> [Job]
Quote, verbatim, all material below, without pictures.

+ + +

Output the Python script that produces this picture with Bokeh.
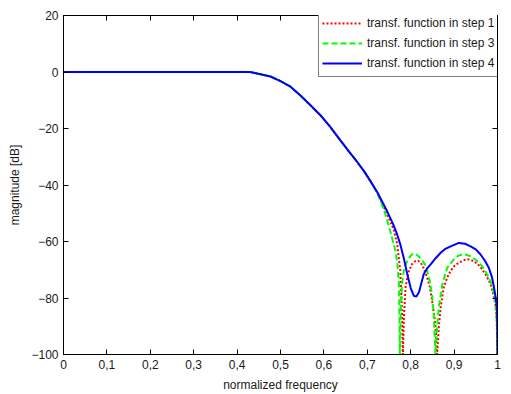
from bokeh.plotting import figure
from bokeh.models import LinearAxis, FixedTicker, Range1d, Legend, LegendItem, CustomJSTickFormatter
from bokeh.embed import file_html
from bokeh.resources import INLINE

# ---- data ----
freq_step1 = [0.0, 0.1, 0.2, 0.3, 0.4, 0.43, 0.454, 0.477, 0.5, 0.523, 0.546, 0.569,
              0.592, 0.615, 0.638, 0.657, 0.675, 0.692, 0.708, 0.723, 0.730, 0.746,
              0.761, 0.769, 0.776, 0.780, 0.782, 0.784, 0.788, 0.792, 0.796, 0.803,
              0.811, 0.817, 0.823, 0.830, 0.838, 0.844, 0.849, 0.855, 0.857, 0.861,
              0.865, 0.869, 0.876, 0.884, 0.892, 0.900, 0.911, 0.926, 0.935, 0.945,
              0.955, 0.965, 0.975, 0.984, 0.990, 0.995, 0.998, 1.0]
mag_step1 = [0, 0, 0, 0, 0, 0, -0.8, -1.6, -3.2, -5.2, -8.3, -11.8,
             -15.3, -19.5, -24.2, -28.0, -31.5, -35.0, -38.8, -42.6, -45.0, -50.5,
             -55.8, -61.1, -70.4, -85.0, -100, -88.0, -76.3, -73.0, -70.4, -68.0,
             -66.9, -66.8, -67.5, -69.5, -72.8, -76.0, -80.9, -87.0, -90.0, -100,
             -90.0, -83.3, -76.3, -72.8, -70.4, -68.7, -67.5, -66.4, -66.4, -66.9,
             -68.1, -69.9, -72.3, -75.1, -78.5, -82.1, -87.0, -100]

freq_step3 = [0.0, 0.1, 0.2, 0.3, 0.4, 0.43, 0.454, 0.477, 0.5, 0.523, 0.546, 0.569,
              0.592, 0.615, 0.638, 0.657, 0.675, 0.692, 0.708, 0.723, 0.730, 0.740,
              0.753, 0.760, 0.765, 0.769, 0.773, 0.775, 0.777, 0.780, 0.784, 0.790,
              0.796, 0.803, 0.808, 0.811, 0.818, 0.826, 0.832, 0.838, 0.844, 0.849,
              0.853, 0.857, 0.861, 0.865, 0.873, 0.884, 0.899, 0.910, 0.919, 0.928,
              0.938, 0.950, 0.961, 0.971, 0.980, 0.987, 0.992, 0.996, 0.999, 1.0]
mag_step3 = [0, 0, 0, 0, 0, 0, -0.8, -1.6, -3.2, -5.2, -8.3, -11.8,
             -15.3, -19.5, -24.2, -28.0, -31.5, -35.0, -38.9, -43.0, -45.5, -49.5,
             -56.4, -60.5, -63.4, -67.5, -75.0, -100, -85.0, -75.0, -70.4, -67.5,
             -65.8, -64.6, -64.3, -64.4, -65.2, -66.4, -68.0, -70.4, -74.0, -78.6,
             -85.6, -100, -90.0, -83.0, -75.1, -69.3, -66.4, -65.0, -64.6, -64.7,
             -65.2, -66.5, -68.1, -70.2, -72.8, -75.5, -78.6, -83.0, -90.0, -100]

freq_step4 = [0.0, 0.1, 0.2, 0.3, 0.4, 0.43, 0.454, 0.477, 0.5, 0.523, 0.546, 0.569,
              0.592, 0.615, 0.638, 0.657, 0.675, 0.692, 0.708, 0.723, 0.730, 0.746,
              0.760, 0.769, 0.776, 0.784, 0.792, 0.800, 0.807, 0.813, 0.819, 0.825,
              0.830, 0.838, 0.846, 0.857, 0.869, 0.880, 0.892, 0.911, 0.925, 0.938,
              0.950, 0.961, 0.971, 0.980, 0.987, 0.992, 0.996, 0.999, 1.0]
mag_step4 = [0, 0, 0, 0, 0, 0, -0.8, -1.6, -3.2, -5.2, -8.3, -11.8,
             -15.3, -19.5, -24.2, -28.0, -31.5, -35.0, -38.8, -42.6, -44.6, -49.4,
             -54.0, -57.6, -61.0, -65.8, -71.5, -76.5, -79.2, -79.5, -78.0, -74.5,
             -71.6, -69.5, -68.1, -66.0, -64.0, -62.6, -61.7, -60.5, -60.8, -61.7,
             -62.8, -64.6, -66.8, -69.3, -72.5, -76.3, -80.0, -84.4, -100]

x_ticks = [0.0, 0.1, 0.2, 0.3, 0.4, 0.5, 0.6, 0.7, 0.8, 0.9, 1.0]
x_tick_labels = ["0", "0,1", "0,2", "0,3", "0,4", "0,5", "0,6", "0,7", "0,8", "0,9", "1"]
y_ticks = [-100, -80, -60, -40, -20, 0, 20]
legend_labels = ["transf. function in step 1", "transf. function in step 3",
                 "transf. function in step 4"]

FONT = "Liberation Sans"
TXT = "#1a1a1a"

p = figure(width=511, height=394, output_backend="svg", toolbar_location=None,
           x_range=Range1d(0, 1), y_range=Range1d(-100, 20),
           min_border_left=63, min_border_right=14, min_border_top=15,
           min_border_bottom=36, x_axis_label="normalized frequency",
           y_axis_label="magnitude [dB]")
p.background_fill_color = "white"
p.border_fill_color = "white"
p.outline_line_color = "black"
p.outline_line_width = 1
p.xgrid.visible = False
p.ygrid.visible = False

r1 = p.line(freq_step1, mag_step1, line_color="#ff0000", line_width=2, line_dash="2 2")
r3 = p.line(freq_step3, mag_step3, line_color="#00ff00", line_width=2, line_dash="6 3")
r4 = p.line(freq_step4, mag_step4, line_color="#0000ff", line_width=2)

def style_axis(ax, ticks, show_labels=True):
    ax.ticker = FixedTicker(ticks=ticks)
    ax.minor_tick_line_color = None
    ax.major_tick_in = 5
    ax.major_tick_out = 0
    ax.axis_line_color = "black"
    ax.major_tick_line_color = "black"
    if show_labels:
        ax.major_label_text_font = FONT
        ax.major_label_text_font_size = "12px"
        ax.major_label_text_color = TXT
        ax.major_label_standoff = 5
        ax.axis_label_text_font = FONT
        ax.axis_label_text_font_size = "12px"
        ax.axis_label_text_font_style = "normal"
        ax.axis_label_text_color = TXT
        ax.axis_label_standoff = 6
    else:
        ax.formatter = CustomJSTickFormatter(code="return ''")
        ax.major_label_standoff = 0

style_axis(p.xaxis[0], x_ticks)
p.xaxis[0].major_label_overrides = {t: l for t, l in zip(x_ticks, x_tick_labels)}
style_axis(p.yaxis[0], y_ticks)

top_ax = LinearAxis()
style_axis(top_ax, x_ticks, show_labels=False)
p.add_layout(top_ax, "above")
right_ax = LinearAxis()
style_axis(right_ax, y_ticks, show_labels=False)
p.add_layout(right_ax, "right")

legend = Legend(items=[LegendItem(label=legend_labels[0], renderers=[r1]),
                       LegendItem(label=legend_labels[1], renderers=[r3]),
                       LegendItem(label=legend_labels[2], renderers=[r4])],
                location=(255, 277))
legend.label_text_font = FONT
legend.label_text_font_size = "12px"
legend.label_text_color = TXT
legend.glyph_width = 40
legend.glyph_height = 20
legend.label_height = 20
legend.label_standoff = 5
legend.spacing = 0
legend.padding = 3
legend.margin = 0
legend.border_line_color = "black"
legend.border_line_width = 1
legend.background_fill_color = "white"
legend.background_fill_alpha = 1
p.add_layout(legend, "center")

open("out.html", "w").write(file_html(p, INLINE))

+ + +

> [Result of the task]
Output the Python script that produces this picture with Bokeh.
from bokeh.plotting import figure
from bokeh.models import LinearAxis, FixedTicker, Range1d, Legend, LegendItem, CustomJSTickFormatter
from bokeh.embed import file_html
from bokeh.resources import INLINE

# ---- data ----
freq_step1 = [0.0, 0.1, 0.2, 0.3, 0.4, 0.43, 0.454, 0.477, 0.5, 0.523, 0.546, 0.569,
              0.592, 0.615, 0.638, 0.657, 0.675, 0.692, 0.708, 0.723, 0.730, 0.746,
              0.761, 0.769, 0.776, 0.780, 0.782, 0.784, 0.788, 0.792, 0.796, 0.803,
              0.811, 0.817, 0.823, 0.830, 0.838, 0.844, 0.849, 0.855, 0.857, 0.861,
              0.865, 0.869, 0.876, 0.884, 0.892, 0.900, 0.911, 0.926, 0.935, 0.945,
              0.955, 0.965, 0.975, 0.984, 0.990, 0.995, 0.998, 1.0]
mag_step1 = [0, 0, 0, 0, 0, 0, -0.8, -1.6, -3.2, -5.2, -8.3, -11.8,
             -15.3, -19.5, -24.2, -28.0, -31.5, -35.0, -38.8, -42.6, -45.0, -50.5,
             -55.8, -61.1, -70.4, -85.0, -100, -88.0, -76.3, -73.0, -70.4, -68.0,
             -66.9, -66.8, -67.5, -69.5, -72.8, -76.0, -80.9, -87.0, -90.0, -100,
             -90.0, -83.3, -76.3, -72.8, -70.4, -68.7, -67.5, -66.4, -66.4, -66.9,
             -68.1, -69.9, -72.3, -75.1, -78.5, -82.1, -87.0, -100]

freq_step3 = [0.0, 0.1, 0.2, 0.3, 0.4, 0.43, 0.454, 0.477, 0.5, 0.523, 0.546, 0.569,
              0.592, 0.615, 0.638, 0.657, 0.675, 0.692, 0.708, 0.723, 0.730, 0.740,
              0.753, 0.760, 0.765, 0.769, 0.773, 0.775, 0.777, 0.780, 0.784, 0.790,
              0.796, 0.803, 0.808, 0.811, 0.818, 0.826, 0.832, 0.838, 0.844, 0.849,
              0.853, 0.857, 0.861, 0.865, 0.873, 0.884, 0.899, 0.910, 0.919, 0.928,
              0.938, 0.950, 0.961, 0.971, 0.980, 0.987, 0.992, 0.996, 0.999, 1.0]
mag_step3 = [0, 0, 0, 0, 0, 0, -0.8, -1.6, -3.2, -5.2, -8.3, -11.8,
             -15.3, -19.5, -24.2, -28.0, -31.5, -35.0, -38.9, -43.0, -45.5, -49.5,
             -56.4, -60.5, -63.4, -67.5, -75.0, -100, -85.0, -75.0, -70.4, -67.5,
             -65.8, -64.6, -64.3, -64.4, -65.2, -66.4, -68.0, -70.4, -74.0, -78.6,
             -85.6, -100, -90.0, -83.0, -75.1, -69.3, -66.4, -65.0, -64.6, -64.7,
             -65.2, -66.5, -68.1, -70.2, -72.8, -75.5, -78.6, -83.0, -90.0, -100]

freq_step4 = [0.0, 0.1, 0.2, 0.3, 0.4, 0.43, 0.454, 0.477, 0.5, 0.523, 0.546, 0.569,
              0.592, 0.615, 0.638, 0.657, 0.675, 0.692, 0.708, 0.723, 0.730, 0.746,
              0.760, 0.769, 0.776, 0.784, 0.792, 0.800, 0.807, 0.813, 0.819, 0.825,
              0.830, 0.838, 0.846, 0.857, 0.869, 0.880, 0.892, 0.911, 0.925, 0.938,
              0.950, 0.961, 0.971, 0.980, 0.987, 0.992, 0.996, 0.999, 1.0]
mag_step4 = [0, 0, 0, 0, 0, 0, -0.8, -1.6, -3.2, -5.2, -8.3, -11.8,
             -15.3, -19.5, -24.2, -28.0, -31.5, -35.0, -38.8, -42.6, -44.6, -49.4,
             -54.0, -57.6, -61.0, -65.8, -71.5, -76.5, -79.2, -79.5, -78.0, -74.5,
             -71.6, -69.5, -68.1, -66.0, -64.0, -62.6, -61.7, -60.5, -60.8, -61.7,
             -62.8, -64.6, -66.8, -69.3, -72.5, -76.3, -80.0, -84.4, -100]

x_ticks = [0.0, 0.1, 0.2, 0.3, 0.4, 0.5, 0.6, 0.7, 0.8, 0.9, 1.0]
x_tick_labels = ["0", "0,1", "0,2", "0,3", "0,4", "0,5", "0,6", "0,7", "0,8", "0,9", "1"]
y_ticks = [-100, -80, -60, -40, -20, 0, 20]
legend_labels = ["transf. function in step 1", "transf. function in step 3",
                 "transf. function in step 4"]

FONT = "Liberation Sans"
TXT = "#1a1a1a"

p = figure(width=511, height=394, output_backend="svg", toolbar_location=None,
           x_range=Range1d(0, 1), y_range=Range1d(-100, 20),
           min_border_left=63, min_border_right=14, min_border_top=15,
           min_border_bottom=36, x_axis_label="normalized frequency",
           y_axis_label="magnitude [dB]")
p.background_fill_color = "white"
p.border_fill_color = "white"
p.outline_line_color = "black"
p.outline_line_width = 1
p.xgrid.visible = False
p.ygrid.visible = False

r1 = p.line(freq_step1, mag_step1, line_color="#ff0000", line_width=2, line_dash="2 2")
r3 = p.line(freq_step3, mag_step3, line_color="#00ff00", line_width=2, line_dash="6 3")
r4 = p.line(freq_step4, mag_step4, line_color="#0000ff", line_width=2)

def style_axis(ax, ticks, show_labels=True):
    ax.ticker = FixedTicker(ticks=ticks)
    ax.minor_tick_line_color = None
    ax.major_tick_in = 5
    ax.major_tick_out = 0
    ax.axis_line_color = "black"
    ax.major_tick_line_color = "black"
    if show_labels:
        ax.major_label_text_font = FONT
        ax.major_label_text_font_size = "12px"
        ax.major_label_text_color = TXT
        ax.major_label_standoff = 5
        ax.axis_label_text_font = FONT
        ax.axis_label_text_font_size = "12px"
        ax.axis_label_text_font_style = "normal"
        ax.axis_label_text_color = TXT
        ax.axis_label_standoff = 6
    else:
        ax.formatter = CustomJSTickFormatter(code="return ''")
        ax.major_label_standoff = 0

style_axis(p.xaxis[0], x_ticks)
p.xaxis[0].major_label_overrides = {t: l for t, l in zip(x_ticks, x_tick_labels)}
style_axis(p.yaxis[0], y_ticks)

top_ax = LinearAxis()
style_axis(top_ax, x_ticks, show_labels=False)
p.add_layout(top_ax, "above")
right_ax = LinearAxis()
style_axis(right_ax, y_ticks, show_labels=False)
p.add_layout(right_ax, "right")

legend = Legend(items=[LegendItem(label=legend_labels[0], renderers=[r1]),
                       LegendItem(label=legend_labels[1], renderers=[r3]),
                       LegendItem(label=legend_labels[2], renderers=[r4])],
                location=(255, 277))
legend.label_text_font = FONT
legend.label_text_font_size = "12px"
legend.label_text_color = TXT
legend.glyph_width = 40
legend.glyph_height = 20
legend.label_height = 20
legend.label_standoff = 5
legend.spacing = 0
legend.padding = 3
legend.margin = 0
legend.border_line_color = "black"
legend.border_line_width = 1
legend.background_fill_color = "white"
legend.background_fill_alpha = 1
p.add_layout(legend, "center")

open("out.html", "w").write(file_html(p, INLINE))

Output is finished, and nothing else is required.